Sometimes good works are not what you think they should be. He has foreordained the works of the man He is making to end at perfection (Matt. 5:48). He has been ahead of me preparing the place to which I am coming, manipulating all the resources of the universe in order that the work I do may be a part of His whole great and gracious work, working together with Him (2 Cor. 6:1, 4-5). God has foreordained good works. He has prearranged the forces of nature and the facts of life so that when I rise in the morning and begin to make my effort, it may be an effort in harmony with His character, a good work, whether I preach or play, whether I labor for pleasure or profit.

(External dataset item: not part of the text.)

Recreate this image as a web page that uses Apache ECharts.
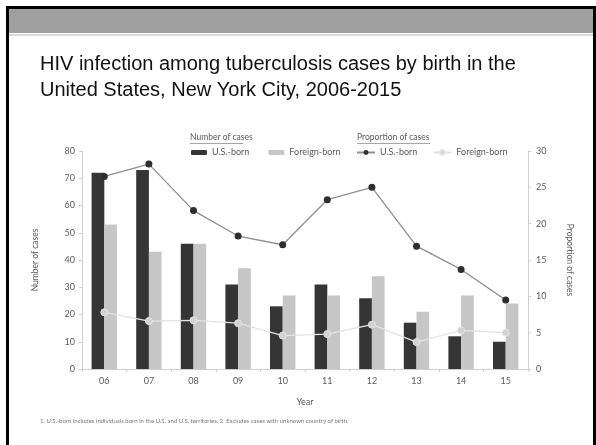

In the discovery of this fact lies the conviction which makes a man ready to submit wholly to the will of God. Joseph said to his brethren in the midst of their sorrow for the wrong they had previously done him, "It was not you that sent me hither, but God." In that moment—perhaps previously he had seen it—in that moment he confessed the fact that the pit, the brutality, the exile, the imprisonment, and the long waiting were all foreordained of God. They were all part of the "good works" which God had prepared for him. Or, if I may most reverently quote the utmost instance of this thing, and bring you to that moment when Jesus of Nazareth stood confronting the power of the world in the person of Pilate, I hear Him saying, "To this end have I been born, and to this end am I come into the world, that I should bear witness unto the truth." (John 18:37) The latter words I am not careful to deal with now, but I ask you to notice Christ's great conception that there was purpose in His life, arrangement made beforehand. There is another word which He said to Pilate, "Thou wouldest have no power against Me, except it were given thee from above." There He stood amid all the darkness and brutality, and travail and pain, and agony of an hour of overwhelming defeat, conscious that God had foreordained the works of all the days. He came to tragedy and to suffering and pain, regnant, mighty, sublime, because He knew that all were part of the "good works, which God afore prepared that He should walk in them."